Task statement. Write every line out verbatim and omit the pictures.

---- Source material

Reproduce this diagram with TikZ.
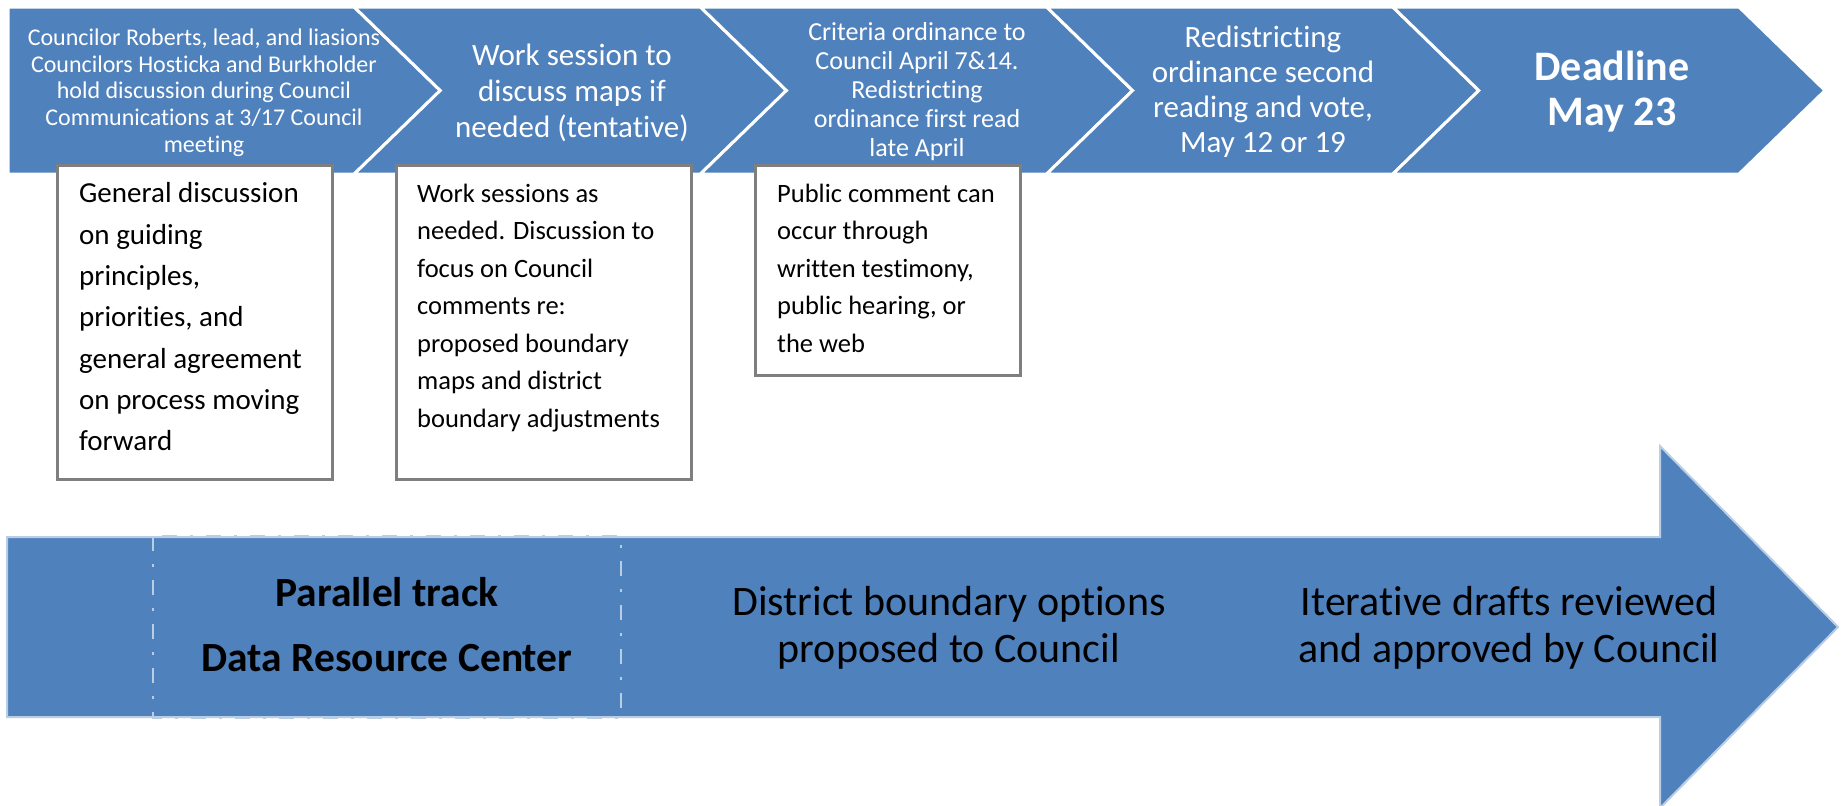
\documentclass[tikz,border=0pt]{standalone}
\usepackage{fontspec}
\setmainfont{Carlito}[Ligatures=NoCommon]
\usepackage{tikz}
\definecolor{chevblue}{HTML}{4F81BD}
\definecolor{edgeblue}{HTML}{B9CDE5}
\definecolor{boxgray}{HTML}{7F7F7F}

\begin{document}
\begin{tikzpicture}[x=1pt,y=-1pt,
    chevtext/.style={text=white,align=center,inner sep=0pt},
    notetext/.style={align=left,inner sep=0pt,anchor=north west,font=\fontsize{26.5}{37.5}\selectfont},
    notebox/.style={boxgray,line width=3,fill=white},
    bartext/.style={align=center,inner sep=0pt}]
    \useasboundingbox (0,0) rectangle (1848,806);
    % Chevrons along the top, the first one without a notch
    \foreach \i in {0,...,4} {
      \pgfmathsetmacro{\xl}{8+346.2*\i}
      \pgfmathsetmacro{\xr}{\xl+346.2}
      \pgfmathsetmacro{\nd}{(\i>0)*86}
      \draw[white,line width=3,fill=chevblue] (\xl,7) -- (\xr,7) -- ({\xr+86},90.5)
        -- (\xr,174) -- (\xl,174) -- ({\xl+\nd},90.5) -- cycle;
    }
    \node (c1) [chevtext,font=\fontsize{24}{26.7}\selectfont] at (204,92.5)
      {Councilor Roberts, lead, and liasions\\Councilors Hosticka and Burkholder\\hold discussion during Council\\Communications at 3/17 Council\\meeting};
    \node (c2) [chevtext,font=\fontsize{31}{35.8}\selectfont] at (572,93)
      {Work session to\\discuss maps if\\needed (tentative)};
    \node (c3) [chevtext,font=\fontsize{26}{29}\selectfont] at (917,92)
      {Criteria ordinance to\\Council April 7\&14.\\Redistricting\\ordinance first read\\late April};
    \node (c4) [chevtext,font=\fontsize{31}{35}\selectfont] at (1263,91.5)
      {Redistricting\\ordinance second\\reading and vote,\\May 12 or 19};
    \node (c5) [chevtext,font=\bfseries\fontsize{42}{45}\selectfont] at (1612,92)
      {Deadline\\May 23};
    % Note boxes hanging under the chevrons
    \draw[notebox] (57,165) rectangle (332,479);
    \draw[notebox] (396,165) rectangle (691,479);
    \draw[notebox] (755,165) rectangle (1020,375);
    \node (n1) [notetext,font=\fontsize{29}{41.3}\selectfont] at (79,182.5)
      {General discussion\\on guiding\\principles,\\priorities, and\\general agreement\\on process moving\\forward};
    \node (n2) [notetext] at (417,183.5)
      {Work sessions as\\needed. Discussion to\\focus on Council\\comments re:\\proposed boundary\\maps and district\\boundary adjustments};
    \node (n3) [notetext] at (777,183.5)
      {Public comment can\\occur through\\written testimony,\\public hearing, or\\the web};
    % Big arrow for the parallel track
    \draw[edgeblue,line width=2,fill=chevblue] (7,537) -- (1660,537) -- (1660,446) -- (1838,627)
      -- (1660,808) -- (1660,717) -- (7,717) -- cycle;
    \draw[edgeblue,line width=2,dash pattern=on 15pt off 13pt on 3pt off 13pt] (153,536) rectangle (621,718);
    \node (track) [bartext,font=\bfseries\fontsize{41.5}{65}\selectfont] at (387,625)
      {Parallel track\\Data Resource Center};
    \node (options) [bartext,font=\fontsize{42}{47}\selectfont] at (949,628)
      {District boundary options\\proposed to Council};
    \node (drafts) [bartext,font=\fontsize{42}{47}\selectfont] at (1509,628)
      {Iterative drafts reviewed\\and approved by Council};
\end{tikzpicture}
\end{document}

--------

Complete answer.
Reproduce this diagram with TikZ.
\documentclass[tikz,border=0pt]{standalone}
\usepackage{fontspec}
\setmainfont{Carlito}[Ligatures=NoCommon]
\usepackage{tikz}
\definecolor{chevblue}{HTML}{4F81BD}
\definecolor{edgeblue}{HTML}{B9CDE5}
\definecolor{boxgray}{HTML}{7F7F7F}

\begin{document}
\begin{tikzpicture}[x=1pt,y=-1pt,
    chevtext/.style={text=white,align=center,inner sep=0pt},
    notetext/.style={align=left,inner sep=0pt,anchor=north west,font=\fontsize{26.5}{37.5}\selectfont},
    notebox/.style={boxgray,line width=3,fill=white},
    bartext/.style={align=center,inner sep=0pt}]
    \useasboundingbox (0,0) rectangle (1848,806);
    % Chevrons along the top, the first one without a notch
    \foreach \i in {0,...,4} {
      \pgfmathsetmacro{\xl}{8+346.2*\i}
      \pgfmathsetmacro{\xr}{\xl+346.2}
      \pgfmathsetmacro{\nd}{(\i>0)*86}
      \draw[white,line width=3,fill=chevblue] (\xl,7) -- (\xr,7) -- ({\xr+86},90.5)
        -- (\xr,174) -- (\xl,174) -- ({\xl+\nd},90.5) -- cycle;
    }
    \node (c1) [chevtext,font=\fontsize{24}{26.7}\selectfont] at (204,92.5)
      {Councilor Roberts, lead, and liasions\\Councilors Hosticka and Burkholder\\hold discussion during Council\\Communications at 3/17 Council\\meeting};
    \node (c2) [chevtext,font=\fontsize{31}{35.8}\selectfont] at (572,93)
      {Work session to\\discuss maps if\\needed (tentative)};
    \node (c3) [chevtext,font=\fontsize{26}{29}\selectfont] at (917,92)
      {Criteria ordinance to\\Council April 7\&14.\\Redistricting\\ordinance first read\\late April};
    \node (c4) [chevtext,font=\fontsize{31}{35}\selectfont] at (1263,91.5)
      {Redistricting\\ordinance second\\reading and vote,\\May 12 or 19};
    \node (c5) [chevtext,font=\bfseries\fontsize{42}{45}\selectfont] at (1612,92)
      {Deadline\\May 23};
    % Note boxes hanging under the chevrons
    \draw[notebox] (57,165) rectangle (332,479);
    \draw[notebox] (396,165) rectangle (691,479);
    \draw[notebox] (755,165) rectangle (1020,375);
    \node (n1) [notetext,font=\fontsize{29}{41.3}\selectfont] at (79,182.5)
      {General discussion\\on guiding\\principles,\\priorities, and\\general agreement\\on process moving\\forward};
    \node (n2) [notetext] at (417,183.5)
      {Work sessions as\\needed. Discussion to\\focus on Council\\comments re:\\proposed boundary\\maps and district\\boundary adjustments};
    \node (n3) [notetext] at (777,183.5)
      {Public comment can\\occur through\\written testimony,\\public hearing, or\\the web};
    % Big arrow for the parallel track
    \draw[edgeblue,line width=2,fill=chevblue] (7,537) -- (1660,537) -- (1660,446) -- (1838,627)
      -- (1660,808) -- (1660,717) -- (7,717) -- cycle;
    \draw[edgeblue,line width=2,dash pattern=on 15pt off 13pt on 3pt off 13pt] (153,536) rectangle (621,718);
    \node (track) [bartext,font=\bfseries\fontsize{41.5}{65}\selectfont] at (387,625)
      {Parallel track\\Data Resource Center};
    \node (options) [bartext,font=\fontsize{42}{47}\selectfont] at (949,628)
      {District boundary options\\proposed to Council};
    \node (drafts) [bartext,font=\fontsize{42}{47}\selectfont] at (1509,628)
      {Iterative drafts reviewed\\and approved by Council};
\end{tikzpicture}
\end{document}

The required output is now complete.